For years, Stanford assistant professor of mechanical engineering David Lentink, who doubles as a biologist, has used video footage of wild birds in flight to calculate “wing force dynamics.” The wind tunnel, about two meters long, will let him step away from the VCR. A fan about the size of a Volkswagen Beetle can blow air at up to 50 meters per second, although the trained lovebird, parrotlet, and hummingbird subjects will endure gusts of no more than 15 m/s, more usually 7 m/s. An extremely low turbulence value inside the tunnel creates a smooth airflow, enabling study of wing mechanics in tranquil air. When it’s time to party, computer-controlled vanes in front of the fan create precise turbulence patterns with a uniform flow that are difficult for the bird to predict.

Six observation windows, high-speed cameras, motion-capture technology, and measurement tools secured with the help of the US military keep track millisecond records of a bird’s wings – from a single bird up to a flock. That data will go into new calculations of force dynamics, and eventually two fluoroscopes (essentially functional X-ray machines) will be added, visualizing the muscular-skeletal actions that go into flight adjustments.

Once Lentink and his crew have mastered bird flight, they’ll test new prototype drone designs for maneuverability at up to 50 m/s – 112 miles per hour.
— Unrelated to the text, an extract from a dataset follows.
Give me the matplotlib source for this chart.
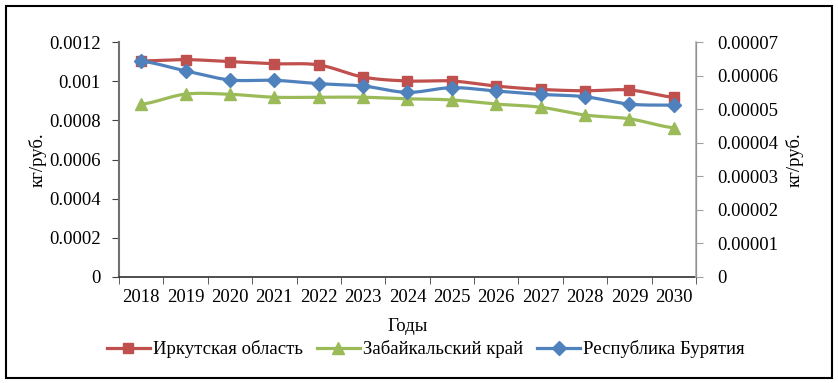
import numpy as np
import matplotlib
matplotlib.use("Agg")
import matplotlib.pyplot as plt
from matplotlib.patches import Rectangle
from matplotlib.lines import Line2D

plt.rcParams['font.family'] = ['Liberation Serif', 'DejaVu Serif']

years = ['2018', '2019', '2020', '2021', '2022', '2023', '2024',
         '2025', '2026', '2027', '2028', '2029', '2030']
irkutsk = [0.001103, 0.00111, 0.0011, 0.001089, 0.001083, 0.001021, 0.001001,
           0.001001, 0.000975, 0.000958, 0.000951, 0.000955, 0.000918]
zabaikal = [0.000882, 0.000934, 0.000933, 0.000918, 0.000918, 0.000918, 0.00091,
            0.000904, 0.000883, 0.000867, 0.000827, 0.000808, 0.000762]
# Бурятия - на вспомогательной оси
buryatia = [0.0000643, 0.0000614, 0.0000587, 0.0000586, 0.0000576, 0.0000569, 0.000055,
            0.0000564, 0.0000554, 0.0000544, 0.0000537, 0.0000515, 0.0000512]

left_ticks = [0, 0.0002, 0.0004, 0.0006, 0.0008, 0.001, 0.0012]
left_labels = ['0', '0.0002', '0.0004', '0.0006', '0.0008', '0.001', '0.0012']
right_ticks = [0, 0.00001, 0.00002, 0.00003, 0.00004, 0.00005, 0.00006, 0.00007]
right_labels = ['0', '0.00001', '0.00002', '0.00003', '0.00004', '0.00005', '0.00006', '0.00007']

red = '#C0504D'
green = '#9BBB59'
blue = '#4F81BD'


def smooth(xs, ys, n=24):
    # excel-like smoothed line (catmull-rom through the points)
    xs = np.asarray(xs, float)
    ys = np.asarray(ys, float)
    px = np.concatenate([[xs[0]], xs, [xs[-1]]])
    py = np.concatenate([[ys[0]], ys, [ys[-1]]])
    ox, oy = [], []
    t = np.linspace(0, 1, n)
    for i in range(1, len(px) - 2):
        p0, p1, p2, p3 = py[i - 1], py[i], py[i + 1], py[i + 2]
        c1 = p1 + (p2 - p0) / 6
        c2 = p2 - (p3 - p1) / 6
        yy = (1 - t)**3 * p1 + 3 * (1 - t)**2 * t * c1 + 3 * (1 - t) * t**2 * c2 + t**3 * p2
        xx = px[i] + (px[i + 1] - px[i]) * t
        ox.extend(xx)
        oy.extend(yy)
    return ox, oy


x = np.arange(len(years))

fig = plt.figure(figsize=(8.38, 3.83), dpi=100)
ax = fig.add_axes([0.142, 0.2768, 0.6885, 0.6135])
ax2 = ax.twinx()

lw = 2.3
ms = 7
sx, sy = smooth(x, irkutsk)
ax.plot(sx, sy, color=red, lw=lw, zorder=3)
ax.plot(x, irkutsk, 's', color=red, ms=ms, zorder=4)
sx, sy = smooth(x, zabaikal)
ax.plot(sx, sy, color=green, lw=lw, zorder=3)
ax.plot(x, zabaikal, '^', color=green, ms=ms + 1, zorder=4)
sx, sy = smooth(x, buryatia)
ax2.plot(sx, sy, color=blue, lw=lw, zorder=3)
ax2.plot(x, buryatia, 'D', color=blue, ms=ms, zorder=4)

ax.set_xlim(-0.5, len(years) - 0.5)
ax.set_ylim(0, 0.0012)
ax2.set_ylim(0, 0.00007)

ax.set_xticks(x)
ax.set_xticklabels(years, fontsize=13.5)
ax.set_xticks(np.arange(len(years) + 1) - 0.5, minor=True)
ax.tick_params(axis='x', which='major', length=0, pad=9)
ax.tick_params(axis='x', which='minor', length=5, direction='out', color='#404040')

ax.set_yticks(left_ticks)
ax.set_yticklabels(left_labels, fontsize=13.5)
ax.tick_params(axis='y', length=5, direction='out', color='#404040', pad=8)
ax2.set_yticks(right_ticks)
ax2.set_yticklabels(right_labels, fontsize=13.5)
ax2.tick_params(axis='y', length=5, direction='out', color='#A0A0A0', pad=10)

for a in (ax, ax2):
    a.spines['top'].set_visible(False)
ax.spines['left'].set_color('#707070')
ax.spines['left'].set_linewidth(1.5)
ax.spines['bottom'].set_color('#303030')
ax.spines['bottom'].set_linewidth(1.2)
ax2.spines['right'].set_color('#B0B0B0')
ax2.spines['right'].set_linewidth(1.2)
ax2.spines['left'].set_visible(False)
ax2.spines['bottom'].set_visible(False)

ax.set_ylabel('кг/руб.', fontsize=13.5, labelpad=2)
ax2.set_ylabel('кг/руб.', fontsize=13.5, rotation=90, labelpad=6)
ax.set_xlabel('Годы', fontsize=13.5, labelpad=8)

handles = [
    Line2D([], [], color=red, lw=lw, marker='s', ms=ms),
    Line2D([], [], color=green, lw=lw, marker='^', ms=ms + 1),
    Line2D([], [], color=blue, lw=lw, marker='D', ms=ms),
]
names = ['Иркутская область', 'Забайкальский край', 'Республика Бурятия']
fig.legend(handles, names, loc='center', bbox_to_anchor=(0.508, 0.088), ncol=3,
           frameon=False, fontsize=13.5, handlelength=2.3, handletextpad=0.15,
           columnspacing=0.75)

fig.patches.append(Rectangle((0.007, 0.013), 0.986, 0.972, transform=fig.transFigure,
                             fill=False, edgecolor='black', linewidth=1.5))

fig.savefig('out.png', dpi=100)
Lentink says he’s got an eye on “bird-like, winged robots that quickly morph their wing shape in order to maintain stability in turbulent air flows.” He might start with a read of Jonathan Livingston Seagull, one of the canons in the field of seagull acrobatics. But more than that, it sounds like Lentink wants to build the ornithopters from Dune, an idea author Frank Herbert had in 1965. If we can get the ornithopters without the ravenous worms and intergalactic spice war, we won’t complain.